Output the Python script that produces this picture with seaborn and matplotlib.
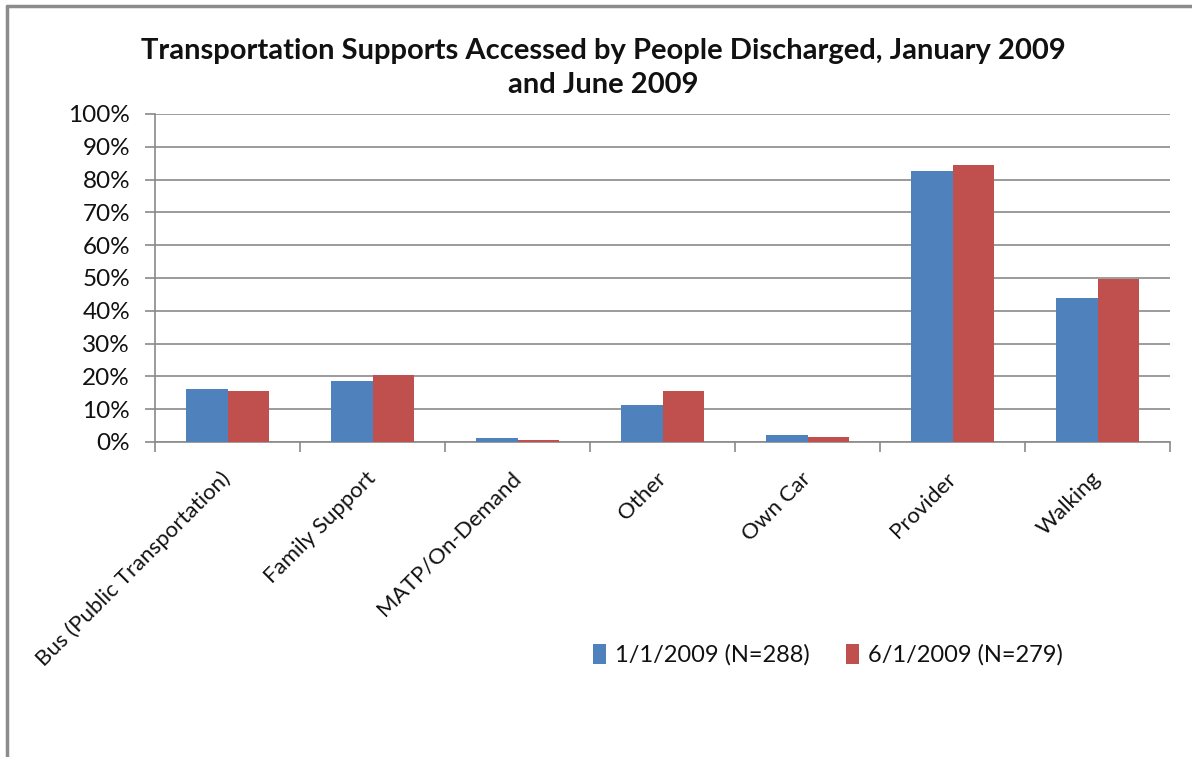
import matplotlib
matplotlib.use("Agg")
import matplotlib.pyplot as plt
import seaborn as sns
import pandas as pd
import numpy as np
from matplotlib.lines import Line2D
from matplotlib.patches import Patch

categories = ["Bus (Public Transportation)", "Family Support", "MATP/On-Demand",
              "Other", "Own Car", "Provider", "Walking"]
series_names = ["1/1/2009 (N=288)", "6/1/2009 (N=279)"]
jan_values = [16.3, 18.6, 1.1, 11.4, 2.0, 82.5, 43.8]
jun_values = [15.5, 20.5, 0.7, 15.7, 1.5, 84.5, 49.8]
yticks = [0, 10, 20, 30, 40, 50, 60, 70, 80, 90, 100]
ytick_labels = [f"{v}%" for v in yticks]
title = "Transportation Supports Accessed by People Discharged, January 2009\nand June 2009"

colors = ["#4F81BD", "#C0504D"]

df = pd.DataFrame({
    "category": categories * 2,
    "value": jan_values + jun_values,
    "series": [series_names[0]] * len(categories) + [series_names[1]] * len(categories),
})

sns.set_theme(style="white")
plt.rcParams["font.family"] = ["Lato", "DejaVu Sans"]

W, H = 1192, 757
fig = plt.figure(figsize=(W / 100, H / 100), dpi=100)
ax = fig.add_axes([155 / W, 1 - 442 / H, (1170 - 155) / W, (442 - 114) / H])

sns.barplot(data=df, x="category", y="value", hue="series", order=categories,
            hue_order=series_names, palette=colors, width=0.57, saturation=1,
            edgecolor="none", linewidth=0, legend=False, ax=ax, zorder=3)

ax.set_xlim(-0.5, len(categories) - 0.5)
ax.set_ylim(0, 100)
ax.set_yticks(yticks)
ax.set_yticklabels(ytick_labels, fontsize=17.5, color="#111111")
ax.yaxis.grid(True, color="#8a8a8a", linewidth=1.2, zorder=0)
ax.set_axisbelow(True)
ax.set_xlabel("")
ax.set_ylabel("")

for s in ["top", "right"]:
    ax.spines[s].set_visible(False)
for s in ["left", "bottom"]:
    ax.spines[s].set_color("#8a8a8a")
    ax.spines[s].set_linewidth(1.2)

ax.tick_params(axis="y", which="major", length=7, width=1.2, color="#8a8a8a",
               direction="out", left=True, pad=11)
# x: no major tick marks, minor ticks at category boundaries
ax.set_xticks(range(len(categories)))
ax.set_xticklabels(categories, rotation=45, ha="right", va="center",
                   rotation_mode="anchor", fontsize=16, color="#111111")
ax.tick_params(axis="x", which="major", length=0, pad=24)
ax.set_xticks(np.arange(-0.5, len(categories) + 0.5, 1), minor=True)
ax.tick_params(axis="x", which="minor", length=7, width=1.2, color="#8a8a8a",
               direction="out", bottom=True)

fig.text(603 / W, 1 - 68 / H, title, ha="center", va="center", fontsize=21,
         fontweight="bold", color="#111111", linespacing=1.42)

handles = [Patch(facecolor=c, edgecolor="none") for c in colors]
fig.legend(handles, series_names, loc="center", bbox_to_anchor=(828 / W, 1 - 655 / H),
           ncol=2, frameon=False, fontsize=17, handlelength=0.55, handleheight=0.9,
           handletextpad=0.4, columnspacing=1.5, labelcolor="#111111")

# outer chart frame (top and left edges visible)
fig.add_artist(Line2D([7 / W, 1.0], [1 - 6 / H, 1 - 6 / H], transform=fig.transFigure,
                      color="#8c8c8c", linewidth=2.5))
fig.add_artist(Line2D([7 / W, 7 / W], [0, 1 - 6 / H], transform=fig.transFigure,
                      color="#8c8c8c", linewidth=2.5))

fig.savefig("out.png", dpi=100, facecolor="white")
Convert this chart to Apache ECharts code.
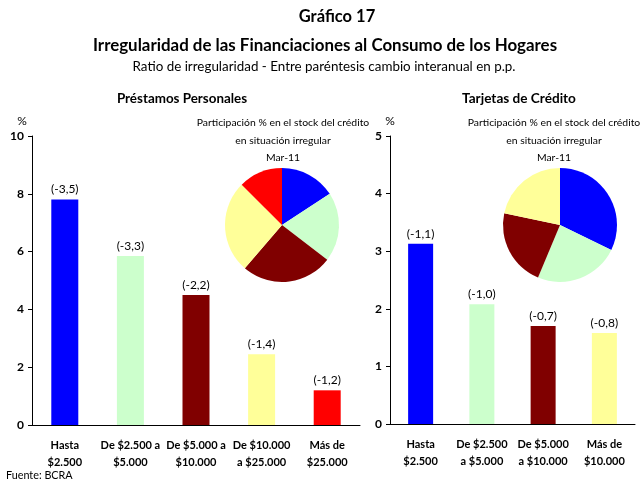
<!DOCTYPE html>
<html>
<head>
<meta charset="utf-8">
<script src="https://cdn.jsdelivr.net/npm/echarts@6/dist/echarts.min.js"></script>
<style>
  html, body { margin: 0; padding: 0; background: #fff; }
  #chart { width: 640px; height: 482px; }
</style>
</head>
<body>
<div id="chart"></div>
<script>
// Préstamos Personales
const catsPrestamos = ['Hasta\n$2.500', 'De $2.500 a\n$5.000', 'De $5.000 a\n$10.000', 'De $10.000\na $25.000', 'Más de\n$25.000'];
const ratioPrestamos = [7.8, 5.85, 4.5, 2.45, 1.2];
const varPrestamos = [-3.5, -3.3, -2.2, -1.4, -1.2];
const piePrestamos = [15.8, 19.6, 25.9, 26.2, 12.5];

// Tarjetas de Crédito
const catsTarjetas = ['Hasta\n$2.500', 'De $2.500\na $5.000', 'De $5.000\na $10.000', 'Más de\n$10.000'];
const ratioTarjetas = [3.13, 2.08, 1.7, 1.58];
const varTarjetas = [-1.1, -1.0, -0.7, -0.8];
const pieTarjetas = [32.2, 24.1, 22.0, 21.7];

const ticksPrestamos = { min: 0, max: 10, interval: 2 };
const ticksTarjetas = { min: 0, max: 5, interval: 1 };

const colors = ['#0000ff', '#ccffcc', '#800000', '#ffff99', '#ff0000'];
const FONT = 'Lato, "Open Sans", sans-serif';

const fmt = (v) => '(' + v.toFixed(1).replace('.', ',') + ')';

const barData = (vals) => vals.map((v, i) => ({ value: v, itemStyle: { color: colors[i] } }));
const pieData = (vals) => vals.map((v, i) => ({ value: v, itemStyle: { color: colors[i] } }));

const chart = echarts.init(document.getElementById('chart'));

const txt = (text, x, y, size, bold, align) => ({
  type: 'text', x, y, silent: true,
  style: {
    text, fill: '#000', textAlign: align || 'center', textVerticalAlign: 'middle',
    font: (bold ? 'bold ' : '') + size + 'px ' + FONT,
  },
});

const xAxisCommon = {
  type: 'category',
  axisLine: { lineStyle: { color: '#000', width: 1 } },
  axisTick: { show: false },
  axisLabel: { color: '#000', fontFamily: FONT, fontWeight: 'bold', fontSize: 11, lineHeight: 17, margin: 12, interval: 0 },
};
const yAxisCommon = {
  type: 'value',
  axisLine: { show: true, lineStyle: { color: '#000', width: 1 } },
  axisTick: { show: true, length: 4, lineStyle: { color: '#000' } },
  axisLabel: { color: '#000', fontFamily: FONT, fontWeight: 'bold', fontSize: 12, margin: 8 },
  splitLine: { show: false },
};
const labelCommon = { show: true, position: 'top', distance: 4, color: '#000', fontFamily: FONT, fontSize: 12 };

const option = {
  animation: false,
  grid: [
    { left: 32, top: 136, width: 328, height: 289 },
    { left: 390, top: 136, width: 245, height: 288 },
  ],
  xAxis: [
    { ...xAxisCommon, gridIndex: 0, data: catsPrestamos },
    { ...xAxisCommon, gridIndex: 1, data: catsTarjetas },
  ],
  yAxis: [
    { ...yAxisCommon, gridIndex: 0, ...ticksPrestamos },
    { ...yAxisCommon, gridIndex: 1, ...ticksTarjetas },
  ],
  series: [
    {
      type: 'bar', xAxisIndex: 0, yAxisIndex: 0, barWidth: 27,
      data: barData(ratioPrestamos),
      label: { ...labelCommon, formatter: (p) => fmt(varPrestamos[p.dataIndex]) },
    },
    {
      type: 'bar', xAxisIndex: 1, yAxisIndex: 1, barWidth: 25,
      data: barData(ratioTarjetas),
      label: { ...labelCommon, formatter: (p) => fmt(varTarjetas[p.dataIndex]) },
    },
    {
      type: 'pie', center: [282, 225], radius: 57, startAngle: 90, silent: true,
      label: { show: false }, labelLine: { show: false },
      data: pieData(piePrestamos),
    },
    {
      type: 'pie', center: [560, 225], radius: 57, startAngle: 90, silent: true,
      label: { show: false }, labelLine: { show: false },
      data: pieData(pieTarjetas),
    },
  ],
  graphic: [
    txt('Gráfico 17', 337, 17, 16.5, true),
    txt('Irregularidad de las Financiaciones al Consumo de los Hogares', 325, 46, 16.9, true),
    txt('Ratio de irregularidad - Entre paréntesis cambio interanual en p.p.', 324, 67, 13.4, false),
    txt('Préstamos Personales', 182, 99, 13.4, true),
    txt('Tarjetas de Crédito', 519, 99, 13.6, true),
    txt('%', 22, 121, 12, false),
    txt('%', 390, 121, 12, false),
    txt('Participación % en el stock del crédito', 283, 123, 10.4, false),
    txt('en situación irregular', 283, 141, 10.4, false),
    txt('Mar-11', 283, 158, 10.4, false),
    txt('Participación % en el stock del crédito', 554, 123, 10.4, false),
    txt('en situación irregular', 554, 141, 10.4, false),
    txt('Mar-11', 554, 158, 10.4, false),
    txt('Fuente: BCRA', 6, 476, 10.8, false, 'left'),
  ],
};

chart.setOption(option);
</script>
</body>
</html>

CHALLENGE:
Omit the pictures, then repeat exactly each line from the beginning of the listing through the line with "from matplotlib.patches import Patch".

CORRECT RESULT:
Output the Python script that produces this picture with seaborn and matplotlib.
import matplotlib
matplotlib.use("Agg")
import matplotlib.pyplot as plt
import seaborn as sns
import pandas as pd
import numpy as np
from matplotlib.lines import Line2D
from matplotlib.patches import Patch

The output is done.